De nombreuses personnalités politiques, à droite et à l’extrême droite, s’expriment régulièrement pour dénoncer « l’immigration massive » vers la France. Or, la plupart des démographes ont depuis longtemps démontré, données à l’appui, que ça n’est pas le cas, a fortiori dès lors que les statistiques sont mises en perspective, dans le temps et à l’échelle européenne.
Le contexte général est celui d’un accroissement des migrations dans le monde : 173 millions de migrants en 2000 et 272 en 2019, selon les Nations unies. L’augmentation en part de la population mondiale, quoique modérée, est également sensible : 2,9 % en 2000 et 3,5 % en 2020 (1). La mondialisation, facilitant la circulation de l’information, des biens, mais aussi des personnes, est le premier moteur de cet accroissement. A l’échelle mondiale, l’Europe est la destination de 30 % des personnes migrantes.

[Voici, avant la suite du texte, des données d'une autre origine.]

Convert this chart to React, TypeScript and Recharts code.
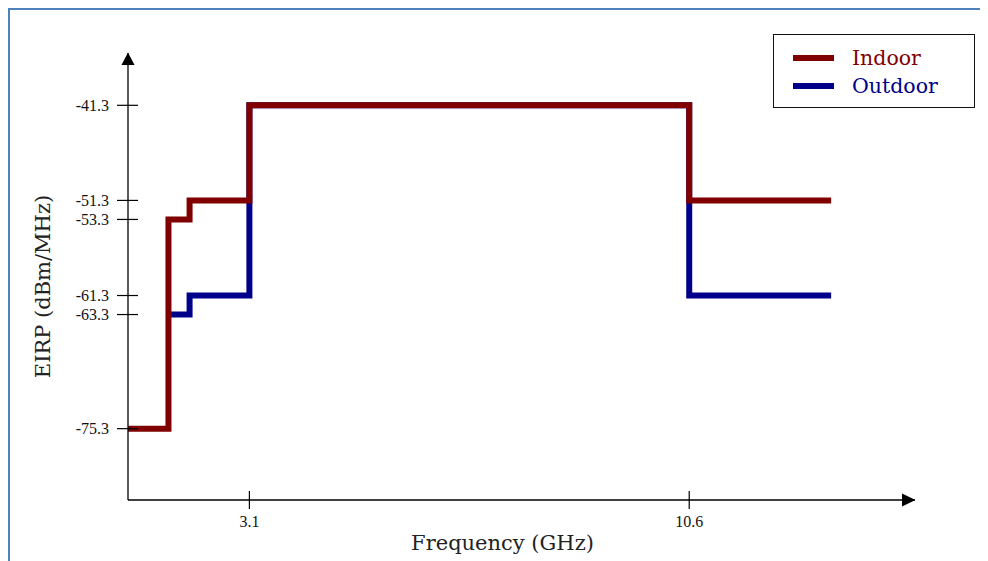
import React from 'react';
import { LineChart, Line, XAxis, YAxis, ReferenceDot } from 'recharts';

// values (GHz / dBm/MHz)
const FREQ_INDOOR = [1.03, 1.72, 2.08, 3.1, 10.6, 13.02];
const EIRP_INDOOR = [-75.3, -53.3, -51.3, -41.3, -51.3, -51.3];
const FREQ_OUTDOOR = [1.72, 2.08, 3.1, 10.6, 13.02];
const EIRP_OUTDOOR = [-63.3, -61.3, -41.3, -61.3, -61.3];
const X_TICKS = [3.1, 10.6];
const Y_TICKS = [-41.3, -51.3, -53.3, -61.3, -63.3, -75.3];
const X_DOMAIN = [1.03, 14.45];
const Y_DOMAIN = [-82.8, -35.8];
const SERIES = [
  { name: 'Indoor', color: '#800000' },
  { name: 'Outdoor', color: '#00008b' },
];

const FONT = '"DejaVu Serif", "Liberation Serif", serif';
const TICK_FONT = '"Liberation Serif", serif';

const indoorData = FREQ_INDOOR.map((f, i) => ({ f, v: EIRP_INDOOR[i] }));
const outdoorData = FREQ_OUTDOOR.map((f, i) => ({ f, v: EIRP_OUTDOOR[i] }));

const YTick = ({ x, y, payload }: any) => (
  <g>
    <line x1={x - 11} x2={x + 10} y1={y} y2={y} stroke="#000" strokeWidth={1.2} />
    <text x={x - 19} y={y} dy="0.35em" textAnchor="end" fontFamily={TICK_FONT} fontSize={16} fill="#111">
      {String(payload.value)}
    </text>
  </g>
);

const XTick = ({ x, y, payload }: any) => (
  <g>
    <line x1={x} x2={x} y1={y - 9} y2={y + 9} stroke="#000" strokeWidth={1.2} />
    <text x={x} y={y + 27} textAnchor="middle" fontFamily={TICK_FONT} fontSize={16} fill="#111">
      {String(payload.value)}
    </text>
  </g>
);

const arrowRight = (p: any) => (
  <path d={`M${p.cx + 0.5},${p.cy} L${p.cx - 13},${p.cy - 6.5} L${p.cx - 13},${p.cy + 6.5} Z`} fill="#000" />
);
const arrowUp = (p: any) => (
  <path d={`M${p.cx},${p.cy - 0.5} L${p.cx - 6.5},${p.cy + 12} L${p.cx + 6.5},${p.cy + 12} Z`} fill="#000" />
);

export default function App() {
  return (
    <div style={{ position: 'relative', width: 980, height: 553, background: '#fff', overflow: 'hidden' }}>
      <div
        style={{
          position: 'absolute', left: 0, top: 0, width: 990, height: 560,
          borderTop: '2.5px solid #4f81bd', borderLeft: '2.5px solid #4f81bd',
        }}
      />
      <div style={{ position: 'absolute', left: 0, top: 0 }}>
        <LineChart width={980} height={553} margin={{ top: 45, right: 73, left: 0, bottom: 0 }}>
          <XAxis
            type="number" dataKey="f" domain={X_DOMAIN} ticks={X_TICKS} allowDataOverflow
            height={61} axisLine={{ stroke: '#000', strokeWidth: 1.3 }} tickLine={false}
            tickSize={0} tickMargin={0} tick={<XTick />}
            label={{
              content: ({ viewBox }: any) => (
                <text x={viewBox.x + viewBox.width / 2 - 19} y={viewBox.y + 50} textAnchor="middle"
                  fontFamily={FONT} fontSize={21} fill="#222">Frequency (GHz)</text>
              ),
            }}
          />
          <YAxis
            type="number" dataKey="v" domain={Y_DOMAIN} ticks={Y_TICKS} allowDataOverflow
            width={120} axisLine={{ stroke: '#000', strokeWidth: 1.3 }} tickLine={false}
            tickSize={0} tickMargin={0} tick={<YTick />} interval={0}
            label={{
              content: ({ viewBox }: any) => {
                const cx = 42;
                const cy = viewBox.y + viewBox.height / 2 + 10;
                return (
                  <text x={cx} y={cy} transform={`rotate(-90, ${cx}, ${cy})`} textAnchor="middle"
                    fontFamily={FONT} fontSize={21} fill="#222">EIRP (dBm/MHz)</text>
                );
              },
            }}
          />
          <Line
            data={outdoorData} dataKey="v" name={SERIES[1].name} type="stepAfter"
            stroke={SERIES[1].color} strokeWidth={6} dot={false} activeDot={false}
            strokeLinejoin="miter" strokeLinecap="butt" isAnimationActive={false}
          />
          <Line
            data={indoorData} dataKey="v" name={SERIES[0].name} type="stepAfter"
            stroke={SERIES[0].color} strokeWidth={6} dot={false} activeDot={false}
            strokeLinejoin="miter" strokeLinecap="butt" isAnimationActive={false}
          />
          <ReferenceDot x={X_DOMAIN[1]} y={Y_DOMAIN[0]} r={0} ifOverflow="visible" shape={arrowRight} />
          <ReferenceDot x={X_DOMAIN[0]} y={Y_DOMAIN[1]} r={0} ifOverflow="visible" shape={arrowUp} />
        </LineChart>
      </div>
      {/* legend box */}
      <div
        style={{
          position: 'absolute', left: 765, top: 26, width: 200, height: 72,
          border: '1.5px solid #111', background: '#fff', fontFamily: FONT, fontSize: 20.5,
        }}
      >
        {SERIES.map((s, i) => (
          <div key={s.name} style={{ position: 'absolute', left: 0, top: 9 + i * 28, height: 28, display: 'flex', alignItems: 'center' }}>
            <span style={{ display: 'inline-block', marginLeft: 19, width: 41, height: 6, background: s.color }} />
            <span style={{ marginLeft: 18, color: s.color, lineHeight: '28px' }}>{s.name}</span>
          </div>
        ))}
      </div>
    </div>
  );
}
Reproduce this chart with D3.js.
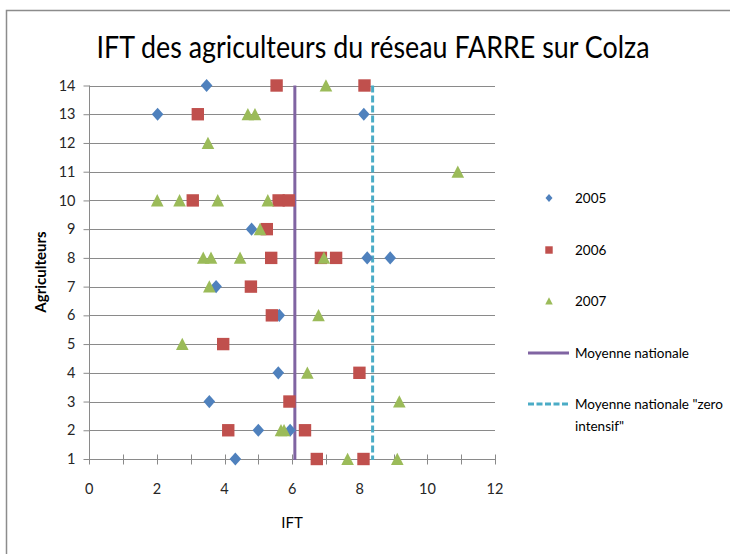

La France, premier pays d’immigration en Europe jusqu’à la fin des années 2000
Sans être un « nouveau monde », au contraire de l’Amérique du Nord ou de l’Océanie, la France accueille des personnes immigrées depuis (au moins) le début de la révolution industrielle. Depuis, l’apport de la migration à la population française a été continu de sorte que, jusque vers la fin des années 2000, la France était le pays européen ayant le plus de personnes immigrées ou descendantes d’immigrées sur son sol (2).
Durant les deux dernières décennies, trois événements – l’élargissement de l’Union européenne, la crise économique et financière et les conflits au Moyen Orient – ont fortement impacté l’évolution des flux migratoires vers l’Europe sans pour autant impacter significativement la France. En effet, les flux migratoires continus mais modestes vers la France, qui ne peuvent être qualifiés “d’immigration massive”, ont fait faiblement progresser le nombre de personnes immigrées ainsi que leur part dans la population française.
L’élargissement de 2004 : la France en retrait
L’élargissement de 2004 a déclenché d’importants mouvements au titre de la libre circulation, dans un contexte économique plutôt favorable. Les pays du Sud, Espagne, Portugal, Italie, traditionnellement peu ouverts à la migration le sont devenus. Une forte mobilité de l’Europe orientale vers l’Europe occidentale s’est installée et a changé le visage de l’immigration dans certains pays, comme au Royaume-Uni. En effet, aux côtés de diasporas plus anciennes, comme les diasporas marocaine ou turque, les diasporas roumaine et polonaise se sont constituées. L’ouverture des pays nordiques, amorcée durant la décennie précédente, s’est poursuivie.
La France est restée en retrait, créant des exceptions à l’élargissement avec le maintien de la nécessité de titres de séjours pour les ressortissants de certains nouveaux États membres.
La France, du fait de l’existence de stabilisateurs automatiques (impôts, prestations sociales), a connu une récession, mais aussi une reprise, moins marquée. Au total, la crise n’a pas vraiment affecté les tendances migratoires et ce, d’autant plus que l’immigration vers la France est structurelle plutôt que conjoncturelle. En effet, elle repose essentiellement sur des accords internationaux, donc pérennes, incluant la régulation de l’immigration familiale ou encore des accords bilatéraux avec les pays du Maghreb. Ainsi, la réduction des flux ne peut se faire qu’en réduisant la délivrance du nombre de visas étudiants ou de titres de séjour liés à l’activité économique (3).
La “crise” de 2014-2016: la demande d’asile en France très modeste
La guerre en Syrie, à partir de 2011, et son impact sur les pays limitrophes ayant accueilli des millions de personnes déplacées durant les premières années du conflit, a véritablement atteint l’Union européenne et ses États membres à partir de 2014. L’Union européenne a reçu 2 millions de demandes d’asile de l’été 2015 à l’automne 2016, la majorité ayant été introduite en Allemagne (voir graphique).
Toutes les demandes d’asile n’ont pas été acceptées, mais l’apport démographique net a dépassé le million. La gestion des flux des personnes déplacées a été complexe, parfois dramatique, mais, ce qui a été décrit comme une « crise » n’a pas impacté les pays européens de la même manière. La France en particulier a vu le nombre de demandeurs d’asile rester stable autour de 60 000 jusqu’en 2014 puis ce nombre a légèrement augmenté de 10 000 chaque année. Plus qu’une « crise migratoire » c’est surtout une crise politique et une crise de l’accueil à laquelle fait face la France et plus largement l’Europe (4).